Personal information
- Full name: Hamza Saleh Almuzahim
- Born: 20 April 1986 (age 40) Jinja, Uganda
- Batting: Right-handed
- Bowling: Right-arm off break

Career statistics
| Competition | FC | LA | T20 |
| Matches | 1 | 20 | 8 |
| Runs scored | 38 | 230 | 94 |
| Batting average | 19.00 | 12.77 | 11.75 |
| 100s/50s | –/– | –/– | –/– |
| Top score | 20 | 45* | 45 |
| Balls bowled | 0 | 6 | 24 |
| Wickets | – | 0 | 0 |
| Bowling average | – | – | – |
| 5 wickets in innings | – | – | – |
| 10 wickets in match | – | – | – |
| Best bowling | – | – | – |
| Catches/stumpings | –/– | 4/– | –/– |
- Source: Cricinfo, 1 February 2022

= Hamza Almuzahim =

Ugandan cricketer

Hamza Saleh Almuzahim (born 12 April 1986) is a Ugandan former cricketer.

Almuzahim was born at Jinja in April 1986. Almuzahim captained the Uganda Under-19 cricket team in the 2004 Under-19 Cricket World Cup. The following year he was included in the senior Uganda squad for the ICC Trophy in Ireland, during which he made his List A one-day debut against the United States, making an unbeaten 45 runs to guide Uganda to a 6-wicket victory. He made a total of five appearances during the tournament. The following year he once again captained the Uganda Under-19 team in the 2006 Under-19 Cricket World Cup, with Uganda finishing in 14th place.

After a gap of five years, Almuzahim was recalled to the Ugandan squad for their Intercontinental Shield match against Namibia, in which he made his first-class debut.
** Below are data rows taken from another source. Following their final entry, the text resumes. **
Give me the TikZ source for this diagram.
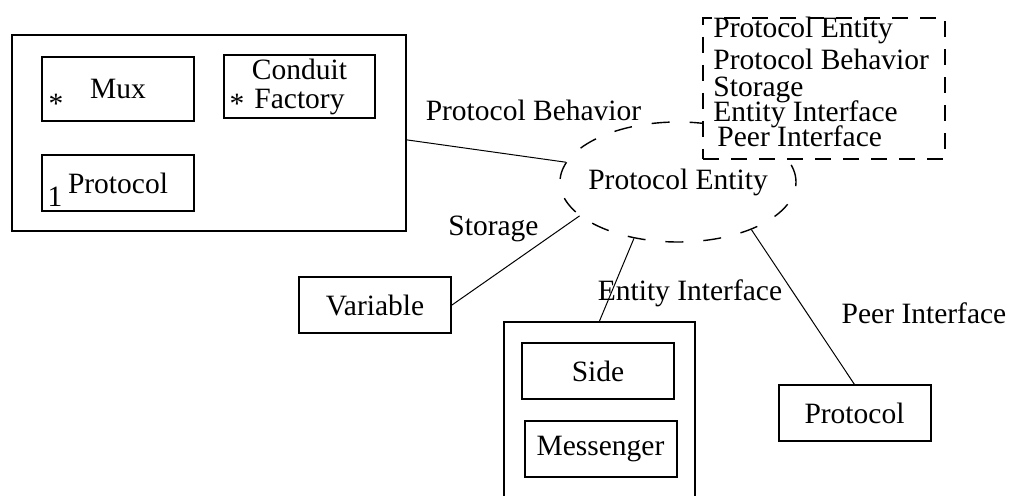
\documentclass[tikz,border=0pt]{standalone}
\usepackage{fontspec}
\setmainfont{Liberation Serif}
\usepackage{tikz}
\usetikzlibrary{positioning, shapes.geometric}

\tikzset{
  box/.style={draw, line width=1pt, minimum width=76pt, minimum height=28pt, inner sep=0pt},
  frame/.style={draw, line width=1pt, inner sep=0pt},
  role/.style={draw, ellipse, line width=0.7pt, dash pattern=on 9pt off 10pt,
               minimum width=118pt, minimum height=60pt, inner sep=0pt},
  keys/.style={draw, fill=white, line width=1.2pt, dash pattern=on 8pt off 6pt,
               minimum width=121pt, minimum height=70.5pt, inner sep=0pt},
  keyline/.style={anchor=base west, inner sep=0pt},
  link/.style={line width=0.5pt}
}

\begin{document}
\begin{tikzpicture}[x=0.5pt, y=-0.5pt, font=\fontsize{14.75}{17}\selectfont]
\clip (0,0) rectangle (1009,496);

% composite on the left
\node[frame, minimum width=197pt, minimum height=98pt] (outer) at (209,133) {};
\node[box, minimum height=32pt] (mux) at (118,89) {Mux};
\node[box, minimum width=75.5pt, minimum height=31.5pt, align=center,
      font=\fontsize{14.75}{14.5}\selectfont] (factory) at (299.5,86.5) {Conduit\\Factory};
\node[box] (inner) at (118,183) {Protocol};
\draw (56,104) node(muxmult) {*};
\draw (237,104) node(factorymult) {*};
\draw (55,197) node(innermult) {1};

% the entity in the middle
\node[role] (entity) at (678,182) {};
\node (entitytext) at (entity.center) {Protocol Entity};

% parts around it
\node[box] (variable) at (375,305) {Variable};
\node[frame, minimum width=95.5pt, minimum height=120pt, anchor=north] (holder) at (599.5,321) {};
\node[box] (side) at (598,371.5) {Side};
\node[box] (messenger) at (600.5,449) {Messenger};
\node[box] (peer) at (854.5,413.5) {Protocol};

\draw[link] (outer.-2) -- (entity.170.5);
\draw[link] (variable.east) -- (entity.199);
\draw[link] (holder.north) -- (entity.232.5);
\draw[link] (peer.north) -- (entity.327);

\draw (533.5,110) node(behavior) {Protocol Behavior};
\draw (493.5,229) node(storage) {Storage};
\draw (690,293) node(entityif) {Entity Interface};
\draw (924,313) node(peerif) {Peer Interface};

% list of roles
\node[keys] (keybox) at (824,88.5) {};
\node[keyline] (key1) at (713,38) {Protocol Entity};
\node[keyline] (key2) at (713,70) {Protocol Behavior};
\node[keyline] (key3) at (713,97) {Storage};
\node[keyline] (key4) at (713,122) {Entity Interface};
\node[keyline] (key5) at (717,147) {Peer Interface};
%
\end{tikzpicture}
\end{document}
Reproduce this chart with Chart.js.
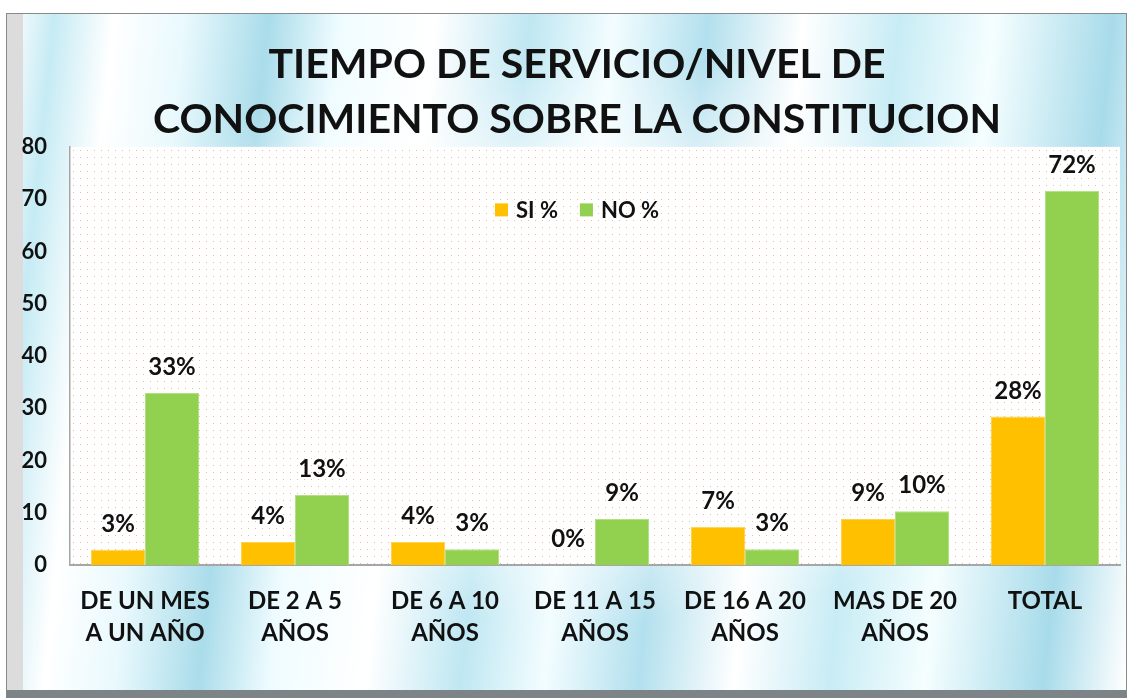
<!DOCTYPE html>
<html>
<head>
<meta charset="utf-8">
<script src="https://cdn.jsdelivr.net/npm/chart.js@4.4.1/dist/chart.umd.min.js"></script>
<style>
  html, body { margin: 0; padding: 0; background: #ffffff; }
  body { width: 1130px; height: 698px; position: relative; overflow: hidden; }
  #marco {
    position: absolute; left: 6px; top: 13px; width: 1119px; height: 676px;
    border: 1px solid #8a8a8a; border-bottom: 8px solid #7d8487;
    box-shadow: inset 16px 0 0 #dcdcdc;
    background:
      radial-gradient(ellipse 48% 42% at 52% 48%, rgba(255,255,255,0.95) 0%, rgba(255,255,255,0.7) 55%, rgba(255,255,255,0) 100%),
      linear-gradient(96deg, #ffffff 0%, #c6ebf4 4%, #ffffff 9%, #e9f9fd 15%, #aadcea 22%, #effcff 28%, #ffffff 36%,
        #bfe7f2 44%, #f3fdff 51%, #b3e0ee 59%, #ffffff 67%, #c8ecf5 75%, #f5feff 83%, #a8dbea 93%, #ffffff 100%);
  }
  #contenitore { position: absolute; left: 0; top: 0; width: 1130px; height: 698px; }
</style>
</head>
<body>
<div id="marco"></div>
<div id="contenitore"><canvas id="grafico" width="1130" height="698"></canvas></div>
<script>
// dati
const categorie = [
  ['DE UN MES', 'A UN AÑO'],
  ['DE 2 A 5', 'AÑOS'],
  ['DE 6 A 10', 'AÑOS'],
  ['DE 11 A 15', 'AÑOS'],
  ['DE 16 A 20', 'AÑOS'],
  ['MAS DE 20', 'AÑOS'],
  'TOTAL'
];
const valoriSi = [2.9, 4.4, 4.4, 0, 7.3, 8.8, 28.4];
const valoriNo = [32.9, 13.4, 3.0, 8.8, 3.0, 10.3, 71.6];
const etichetteSi = ['3%', '4%', '4%', '0%', '7%', '9%', '28%'];
const etichetteNo = ['33%', '13%', '3%', '9%', '3%', '10%', '72%'];
const tickY = [0, 10, 20, 30, 40, 50, 60, 70, 80];

const FONT = "Lato, 'Open Sans', sans-serif";
const NERO = '#111111';

// sfondo punteggiato dell'area del grafico
const sfondoArea = {
  id: 'sfondoArea',
  beforeDraw(chart) {
    const { ctx, chartArea: a } = chart;
    const pc = document.createElement('canvas');
    pc.width = 7; pc.height = 7;
    const p = pc.getContext('2d');
    p.fillStyle = 'rgba(240,160,100,0.75)';
    p.fillRect(3, 3, 1, 1);
    ctx.save();
    ctx.fillStyle = '#ffffff';
    ctx.fillRect(a.left, a.top, a.width, a.height);
    ctx.fillStyle = ctx.createPattern(pc, 'repeat');
    ctx.fillRect(a.left, a.top, a.width, a.height);
    ctx.restore();
  }
};

// titolo un po' spostato a destra come nell'originale
const spostaTitolo = {
  id: 'spostaTitolo',
  afterLayout(chart) {
    if (chart.titleBlock) chart.titleBlock.left = 34;
  }
};

// etichette percentuali sopra le barre
const etichetteBarre = {
  id: 'etichetteBarre',
  afterDatasetsDraw(chart) {
    const ctx = chart.ctx;
    const testi = [etichetteSi, etichetteNo];
    ctx.save();
    ctx.font = 'bold 24px ' + FONT;
    ctx.fillStyle = NERO;
    ctx.textAlign = 'center';
    ctx.textBaseline = 'alphabetic';
    chart.data.datasets.forEach((ds, i) => {
      chart.getDatasetMeta(i).data.forEach((bar, j) => {
        ctx.fillText(testi[i][j], bar.x, bar.y - 18);
      });
    });
    ctx.restore();
  }
};

// legenda dentro l'area del grafico
const legendaInterna = {
  id: 'legendaInterna',
  afterDraw(chart) {
    const { ctx, chartArea: a } = chart;
    ctx.save();
    ctx.font = 'bold 22px ' + FONT;
    ctx.textBaseline = 'middle';
    const lato = 13, spazio = 8, gap = 22;
    const voci = chart.data.datasets.map(ds => ({ t: ds.label, c: ds.backgroundColor, w: ctx.measureText(ds.label).width }));
    const totale = voci.reduce((s, v) => s + lato + spazio + v.w, 0) + gap * (voci.length - 1);
    let x = (a.left + a.right) / 2 - 18 - totale / 2;
    const y = a.top + 63;
    voci.forEach(v => {
      ctx.fillStyle = v.c;
      ctx.fillRect(x, y - lato / 2, lato, lato);
      x += lato + spazio;
      ctx.fillStyle = NERO;
      ctx.fillText(v.t, x, y + 1);
      x += v.w + gap;
    });
    ctx.restore();
  }
};

new Chart(document.getElementById('grafico'), {
  type: 'bar',
  data: {
    labels: categorie,
    datasets: [
      { label: 'SI %', data: valoriSi, backgroundColor: '#FFC000', borderColor: '#ffd24d', borderWidth: 1 },
      { label: 'NO %', data: valoriNo, backgroundColor: '#92D050', borderColor: '#b3e083', borderWidth: 1 }
    ]
  },
  options: {
    responsive: false,
    animation: false,
    layout: { padding: { left: 0, right: 10, top: 0, bottom: 0 } },
    categoryPercentage: 0.72,
    barPercentage: 1.0,
    plugins: {
      legend: { display: false },
      tooltip: { enabled: false },
      title: {
        display: true,
        text: ['TIEMPO DE SERVICIO/NIVEL DE', 'CONOCIMIENTO SOBRE LA CONSTITUCION'],
        color: NERO,
        font: { family: FONT, size: 41, weight: 'bold', lineHeight: 1.34 },
        padding: { top: 37, bottom: 0 }
      }
    },
    scales: {
      x: {
        grid: { display: false, drawTicks: false },
        border: { display: true, color: '#a6a6a6', width: 2 },
        ticks: {
          color: NERO, padding: 20, maxRotation: 0, autoSkip: false,
          font: { family: FONT, size: 24, weight: 'bold', lineHeight: 1.333 }
        },
        afterFit: s => { s.height = 133; }
      },
      y: {
        min: 0, max: 80,
        afterBuildTicks: s => { s.ticks = tickY.map(v => ({ value: v })); },
        grid: { display: false, drawTicks: false },
        border: { display: true, color: '#a6a6a6', width: 1.5 },
        ticks: {
          color: NERO, padding: 23,
          font: { family: FONT, size: 22, weight: 'bold' }
        },
        afterFit: s => { s.width = 70; }
      }
    }
  },
  plugins: [sfondoArea, spostaTitolo, etichetteBarre, legendaInterna]
});
</script>
</body>
</html>
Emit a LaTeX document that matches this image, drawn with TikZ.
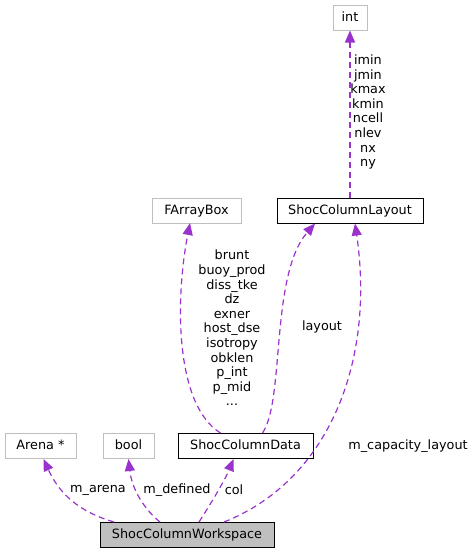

He also played in a one-day match on the tour, in addition to making his Twenty20 debut. He played in four more one-day matches in 2010, against Kenya. The following year he was selected in the Ugandan squad for the World Cricket League Division Two, playing in five matches during the tournament. In November 2013, he was named in the Ugandan squad for the ICC World Twenty20 Qualifier, with him playing in seven matches during the qualifier. The following year he played for Uganda in the 2014 Cricket World Cup Qualifier in New Zealand, playing in six one-day matches during the qualifier. In total, Almuzahim played in twenty List A one-day matches for Uganda, scoring 230 runs at an average of 12.77 and with a highest score of 45 not out. In eight Twenty20 matches, he scored 94 runs at an average of 11.75, and a highest score of 45.